Do you have to be an utter genius to understand this, with years of formal training at a college/university? Or is there some way to make it easy for youngsters to get a glimpse of it?



I would suggest taking a look at Scratch, a visual block assembly system for teaching programming to children, that doesn't require typing any code to make functional programs. Just drag blocks around and snap them together.

https://scratch.mit.edu/

(Scratch based on Flash which we all know is dying out, but there's a fork of it called Snap! that is pure Javascript / HTML5, requires nothing to be installed to use it, and can save to cloud storage.)

http://snap.berkeley.edu/



Of course, you can't do anything significantly complex or important with Scratch/Snap!, like write a vehicle automation system, or a 911 call routing system, but that's not the point.

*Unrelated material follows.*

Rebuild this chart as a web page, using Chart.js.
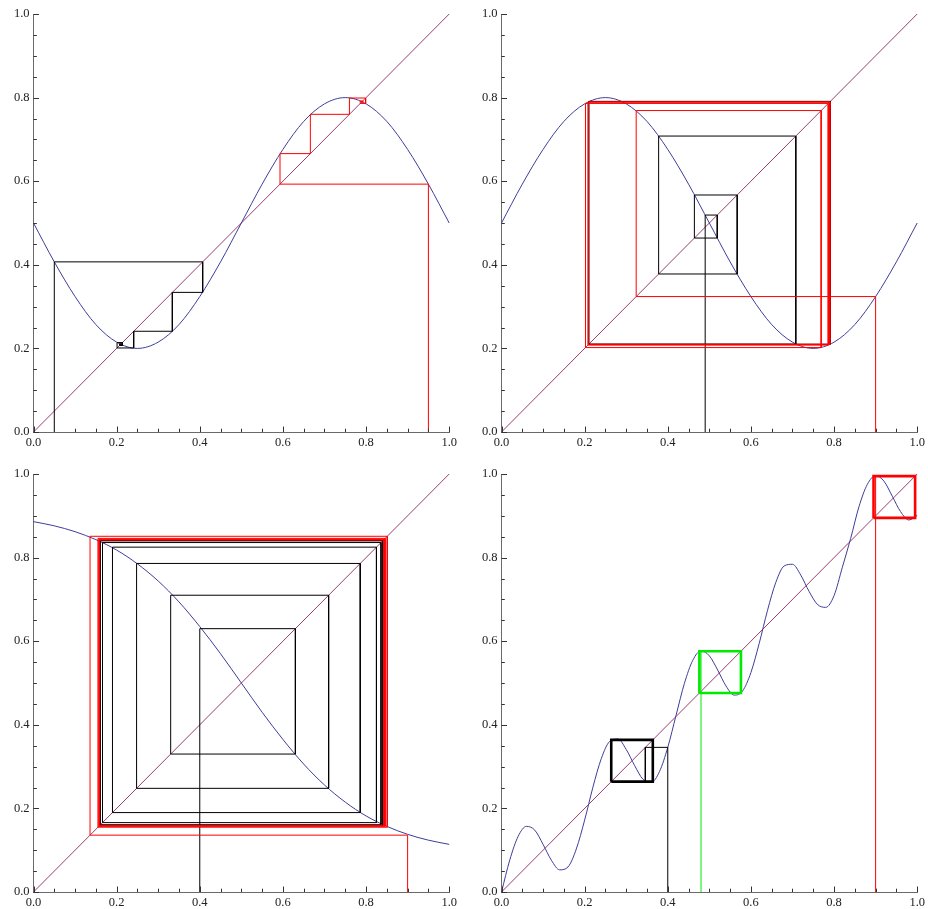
<!DOCTYPE html>
<html>
<head>
<meta charset="utf-8">
<script src="https://cdn.jsdelivr.net/npm/chart.js@4.4.0/dist/chart.umd.min.js"></script>
<style>
  html, body { margin: 0; padding: 0; background: #fff; overflow: hidden; width: 928px; height: 909px; }
  canvas { position: absolute; }
</style>
</head>
<body>
<canvas id="c1" width="460" height="450" style="left:0;top:0"></canvas>
<canvas id="c2" width="460" height="450" style="left:468px;top:0"></canvas>
<canvas id="c3" width="460" height="450" style="left:0;top:460px"></canvas>
<canvas id="c4" width="460" height="450" style="left:468px;top:460px"></canvas>
<script>
// tick labels shared by all four panels
const tickLabels = ['0.0', '0.2', '0.4', '0.6', '0.8', '1.0'];
const diagonal = [0, 1];

// map curves
const gridX = [0, 0.05, 0.1, 0.15, 0.2, 0.25, 0.3, 0.35, 0.4, 0.45, 0.5,
               0.55, 0.6, 0.65, 0.7, 0.75, 0.8, 0.85, 0.9, 0.95, 1];
const curve1 = [0.500, 0.407, 0.324, 0.257, 0.215, 0.200, 0.215, 0.257, 0.324, 0.407, 0.500,
                0.593, 0.676, 0.743, 0.785, 0.800, 0.785, 0.743, 0.676, 0.593, 0.500];
const curve2 = [0.500, 0.593, 0.676, 0.743, 0.785, 0.800, 0.785, 0.743, 0.676, 0.593, 0.500,
                0.407, 0.324, 0.257, 0.215, 0.200, 0.215, 0.257, 0.324, 0.407, 0.500];
const curve3 = [0.886, 0.876, 0.862, 0.843, 0.818, 0.785, 0.744, 0.694, 0.635, 0.570, 0.500,
                0.430, 0.365, 0.306, 0.256, 0.215, 0.182, 0.157, 0.138, 0.124, 0.114];
const gridX4 = [0, 0.02, 0.04, 0.06, 0.08, 0.1, 0.12, 0.14, 0.16, 0.18, 0.2,
                0.22, 0.24, 0.26, 0.28, 0.3, 0.32, 0.34, 0.36, 0.38, 0.4,
                0.42, 0.44, 0.46, 0.48, 0.5, 0.52, 0.54, 0.56, 0.58, 0.6,
                0.62, 0.64, 0.66, 0.68, 0.7, 0.72, 0.74, 0.76, 0.78, 0.8,
                0.82, 0.84, 0.86, 0.88, 0.9, 0.92, 0.94, 0.96, 0.98, 1];
const curve4 = [0.000, 0.077, 0.133, 0.157, 0.148, 0.114, 0.076, 0.053, 0.060, 0.103, 0.172,
                0.251, 0.319, 0.360, 0.366, 0.341, 0.303, 0.270, 0.262, 0.288, 0.346,
                0.423, 0.499, 0.554, 0.577, 0.565, 0.531, 0.493, 0.471, 0.481, 0.525,
                0.595, 0.674, 0.741, 0.780, 0.784, 0.758, 0.719, 0.688, 0.681, 0.709,
                0.777, 0.846, 0.922, 0.975, 0.996, 0.983, 0.947, 0.910, 0.890, 0.901];

// orbits (successive iterates)
const p1Black = [0.05, 0.407, 0.334, 0.241, 0.201, 0.214, 0.207, 0.211, 0.209];
const p1Red = [0.95, 0.593, 0.666, 0.760, 0.799, 0.786, 0.792, 0.789, 0.790];
const p2Black = [0.49, 0.519, 0.464, 0.567, 0.378, 0.708, 0.210, 0.791, 0.210, 0.790];
const p2Red = [0.90, 0.324, 0.769, 0.202, 0.786, 0.208, 0.789, 0.209, 0.790, 0.210];
const p3Black = [0.40, 0.630, 0.330, 0.710, 0.248, 0.786, 0.190, 0.825, 0.166, 0.836, 0.161, 0.840, 0.159, 0.841];
const p3Red = [0.90, 0.136, 0.851, 0.155, 0.846, 0.157, 0.844, 0.158, 0.843, 0.159, 0.842];
const p4Black = [0.40, 0.346, 0.264];
const p4BlackCycle = [0.264, 0.364];
const p4Green = [0.48, 0.577, 0.476];
const p4GreenCycle = [0.476, 0.576];
const p4Red = [0.90, 0.996, 0.895];
const p4RedCycle = [0.895, 0.995];

const CURVE = 'rgb(61,61,153)';
const DIAG = 'rgb(153,61,113)';
const RED = 'rgb(255,0,0)';
const GREEN = 'rgb(0,235,0)';
const BLACK = '#000';

function cobweb(orbit) {
  const pts = [{ x: orbit[0], y: 0 }];
  for (let i = 0; i < orbit.length - 1; i++) {
    pts.push({ x: orbit[i], y: orbit[i + 1] });
    pts.push({ x: orbit[i + 1], y: orbit[i + 1] });
  }
  return pts;
}

function cycleBox(c) {
  const lo = Math.min(c[0], c[1]), hi = Math.max(c[0], c[1]);
  return [{ x: lo, y: lo }, { x: lo, y: hi }, { x: hi, y: hi }, { x: hi, y: lo }, { x: lo, y: lo }];
}

function zip(xs, ys) {
  return xs.map((x, i) => ({ x: x, y: ys[i] }));
}

function lineSet(data, color, width, order, smooth) {
  return {
    data: data,
    showLine: true,
    borderColor: color,
    borderWidth: width,
    pointRadius: 0,
    fill: false,
    tension: 0,
    cubicInterpolationMode: smooth ? 'monotone' : 'default',
    clip: false,
    order: order
  };
}

const labelFont = { family: "'Liberation Serif', 'Times New Roman', serif", size: 12.5 };

function axisScale(axis) {
  return {
    type: 'linear',
    min: 0,
    max: 1,
    grid: { display: false, drawTicks: false },
    border: { display: true, color: '#6a6a6a', width: 1 },
    ticks: {
      stepSize: 0.2,
      padding: axis === 'x' ? 3 : 4,
      color: '#222',
      font: labelFont,
      maxRotation: 0,
      autoSkip: false,
      callback: (v, i) => tickLabels[i]
    },
    afterFit: s => {
      if (axis === 'x') s.height = 18;
      else s.width = 33.5;
    }
  };
}

// Mathematica-style ticks pointing into the plot
const inwardTicks = {
  id: 'inwardTicks',
  afterDraw(chart) {
    const { ctx, chartArea: a, scales: { x, y } } = chart;
    ctx.save();
    ctx.strokeStyle = '#333';
    ctx.lineWidth = 1;
    ctx.beginPath();
    for (let i = 0; i <= 20; i++) {
      const len = i % 4 === 0 ? 5.5 : 3.3;
      const px = Math.round(x.getPixelForValue(i / 20)) + 0.5;
      ctx.moveTo(px, a.bottom);
      ctx.lineTo(px, a.bottom - len);
      const py = Math.round(y.getPixelForValue(i / 20)) + 0.5;
      ctx.moveTo(a.left, py);
      ctx.lineTo(a.left + len, py);
    }
    ctx.stroke();
    ctx.restore();
  }
};

function makePanel(id, datasets) {
  new Chart(document.getElementById(id), {
    type: 'scatter',
    data: { datasets: datasets },
    options: {
      responsive: false,
      animation: false,
      layout: { padding: { top: 14, right: 10, left: 0, bottom: 0 } },
      plugins: { legend: { display: false }, tooltip: { enabled: false } },
      scales: { x: axisScale('x'), y: axisScale('y') }
    },
    plugins: [inwardTicks]
  });
}

const diagPts = zip(diagonal, diagonal);

makePanel('c1', [
  lineSet(cobweb(p1Red), RED, 1, 0),
  lineSet(cobweb(p1Black), BLACK, 1, 1),
  lineSet(zip(gridX, curve1), CURVE, 1, 2, true),
  lineSet(diagPts, DIAG, 1, 3)
]);

makePanel('c2', [
  lineSet(cobweb(p2Red), RED, 1, 0),
  lineSet(cobweb(p2Black), BLACK, 1, 1),
  lineSet(zip(gridX, curve2), CURVE, 1, 2, true),
  lineSet(diagPts, DIAG, 1, 3)
]);

makePanel('c3', [
  lineSet(cobweb(p3Red), RED, 1, 0),
  lineSet(cobweb(p3Black), BLACK, 1, 1),
  lineSet(zip(gridX, curve3), CURVE, 1, 2, true),
  lineSet(diagPts, DIAG, 1, 3)
]);

makePanel('c4', [
  lineSet(cycleBox(p4RedCycle), RED, 2.6, 0),
  lineSet(cobweb(p4Red), RED, 1, 0),
  lineSet(cycleBox(p4GreenCycle), GREEN, 2.6, 1),
  lineSet(cobweb(p4Green), GREEN, 1, 1),
  lineSet(cycleBox(p4BlackCycle), BLACK, 2.6, 1),
  lineSet(cobweb(p4Black), BLACK, 1, 1),
  lineSet(zip(gridX4, curve4), CURVE, 1, 2, true),
  lineSet(diagPts, DIAG, 1, 3)
]);
</script>
</body>
</html>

Getting kids to think logically about how to problem solve, is the point. If it's fun and draws them in, and gets them interested in assembling code blocks and making shapes fly around the screen and make noises without having to know anything about syntax, order of operations, APIs, CLIs, file paths, text editors, etc, that is the point.



So, would there be some way to implement the essence of TLA+ as a GUI browser / tablet implementation, with draggable tiles and shapes, a touch interface, etc, and make it very easy for youngsters to grasp, without drowning them in complex technical abstractions?

If you want a revolution, then I think you are going to have to start as young as possible, and possibly before a potential new user of this "better way" of designing software has even seen regular typed programming.